| Direction |
Starting at the first line of the data, please print exactly those lines through the one that holds "minimum width=367pt, minimum", omitting every picture.

________________________________________

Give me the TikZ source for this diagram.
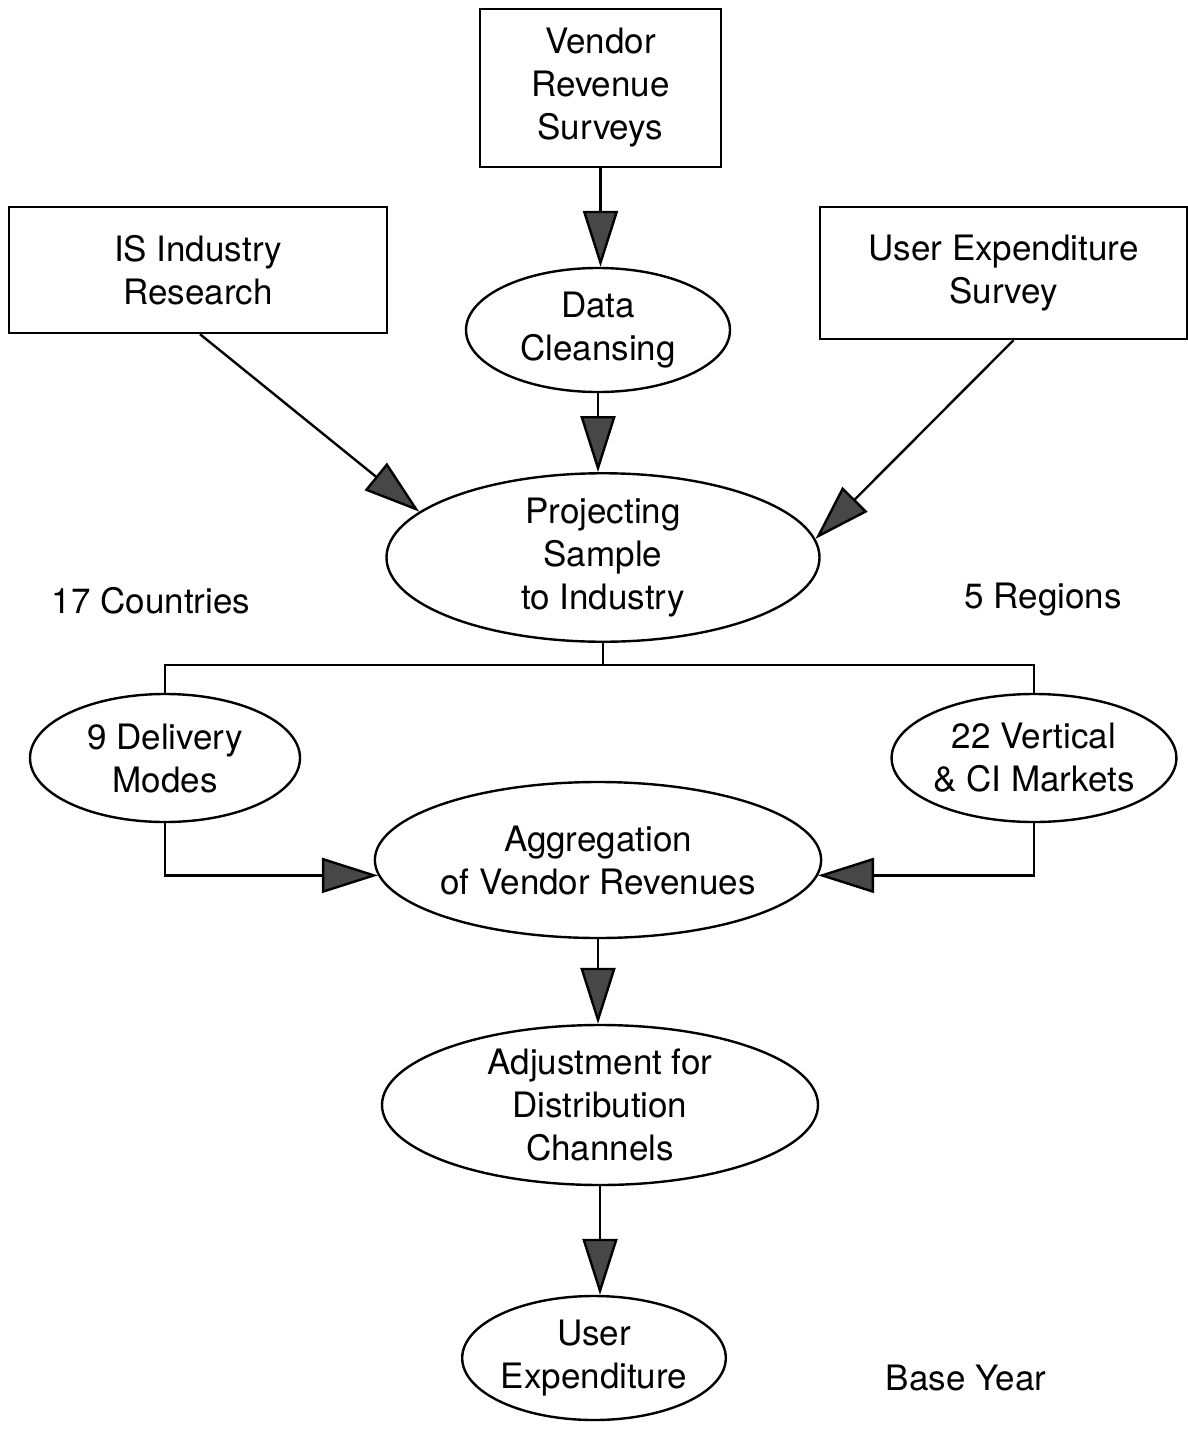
\documentclass[tikz,border=0pt]{standalone}
\usepackage{fontspec}
\setmainfont{TeX Gyre Heros}
\usetikzlibrary{shapes.geometric,arrows.meta}
\begin{document}
\begin{tikzpicture}[x=1pt,y=-1pt,
  every node/.style={font=\fontsize{35}{43}\selectfont, align=center, inner sep=0pt},
  box/.style={draw, line width=2.4pt, rectangle},
  oval/.style={draw, line width=2.4pt, ellipse},
  link/.style={line width=2.4pt},
  arr/.style={line width=2.4pt, -{Triangle[length=56pt,width=35pt,fill=black!72]}},
]
\useasboundingbox (0,0) rectangle (1188,1435);

% source boxes
\node[box, minimum width=241pt, minimum height=158pt] (vendor) at (600.5,88) {Vendor\\Revenue\\Surveys};
\node[box, minimum width=378pt, minimum height=126pt] (isr) at (198,270) {IS Industry\\Research};
\node[box, minimum width=367pt, minimum height=132pt] (user) at (1003.5,273) {User Expenditure\\Survey};

% processing steps
\node[oval, minimum width=264pt, minimum height=124pt] (clean) at (598,330) {Data\\Cleansing};
\node[oval, minimum width=433pt, minimum height=157pt] (proj) at (603,557.5) {Projecting\\Sample\\to Industry};
\node[oval, minimum width=270pt, minimum height=128pt] (deliv) at (165,758) {9 Delivery\\Modes};
\node[oval, minimum width=270pt, minimum height=128pt] (vert) at (1034,758) {22 Vertical\\\& CI Markets};
\node[oval, minimum width=440pt, minimum height=156pt] (agg) at (598,860) {Aggregation\\of Vendor Revenues};
\node[oval, minimum width=436pt, minimum height=160pt] (adj) at (600,1105) {Adjustment for\\Distribution\\Channels};
\node[oval, minimum width=262pt, minimum height=124pt] (uexp) at (594,1358) {User\\Expenditure};

% side labels
\node (countries) at (151,601) {17 Countries};
\node (regions) at (1043,600) {5 Regions};
\node (base) at (966,1378) {Base Year};

% connectors
\coordinate (bus) at (600,665);
\draw[arr] (vendor.south) -- (vendor.south |- clean.north);
\draw[arr] (clean.south) -- (clean.south |- proj.north);
\draw[arr] ([xshift=2pt]isr.south) -- (proj.166);
\draw[arr] ([xshift=10pt]user.south) -- (proj.5);
\draw[link] (proj.south) -- (proj.south |- bus);
\draw[link] (deliv.north) |- (bus) -| (vert.north);
\draw[arr] (deliv.south) |- (agg.184);
\draw[arr] (vert.south) |- (agg.-4);
\draw[arr] (agg.south) -- (agg.south |- adj.north);
\draw[arr] (adj.south) -- (adj.south |- uexp.north);
\end{tikzpicture}
\end{document}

________________________________________

| Response to this task |
Give me the TikZ source for this diagram.
\documentclass[tikz,border=0pt]{standalone}
\usepackage{fontspec}
\setmainfont{TeX Gyre Heros}
\usetikzlibrary{shapes.geometric,arrows.meta}
\begin{document}
\begin{tikzpicture}[x=1pt,y=-1pt,
  every node/.style={font=\fontsize{35}{43}\selectfont, align=center, inner sep=0pt},
  box/.style={draw, line width=2.4pt, rectangle},
  oval/.style={draw, line width=2.4pt, ellipse},
  link/.style={line width=2.4pt},
  arr/.style={line width=2.4pt, -{Triangle[length=56pt,width=35pt,fill=black!72]}},
]
\useasboundingbox (0,0) rectangle (1188,1435);

% source boxes
\node[box, minimum width=241pt, minimum height=158pt] (vendor) at (600.5,88) {Vendor\\Revenue\\Surveys};
\node[box, minimum width=378pt, minimum height=126pt] (isr) at (198,270) {IS Industry\\Research};
\node[box, minimum width=367pt, minimum height=132pt] (user) at (1003.5,273) {User Expenditure\\Survey};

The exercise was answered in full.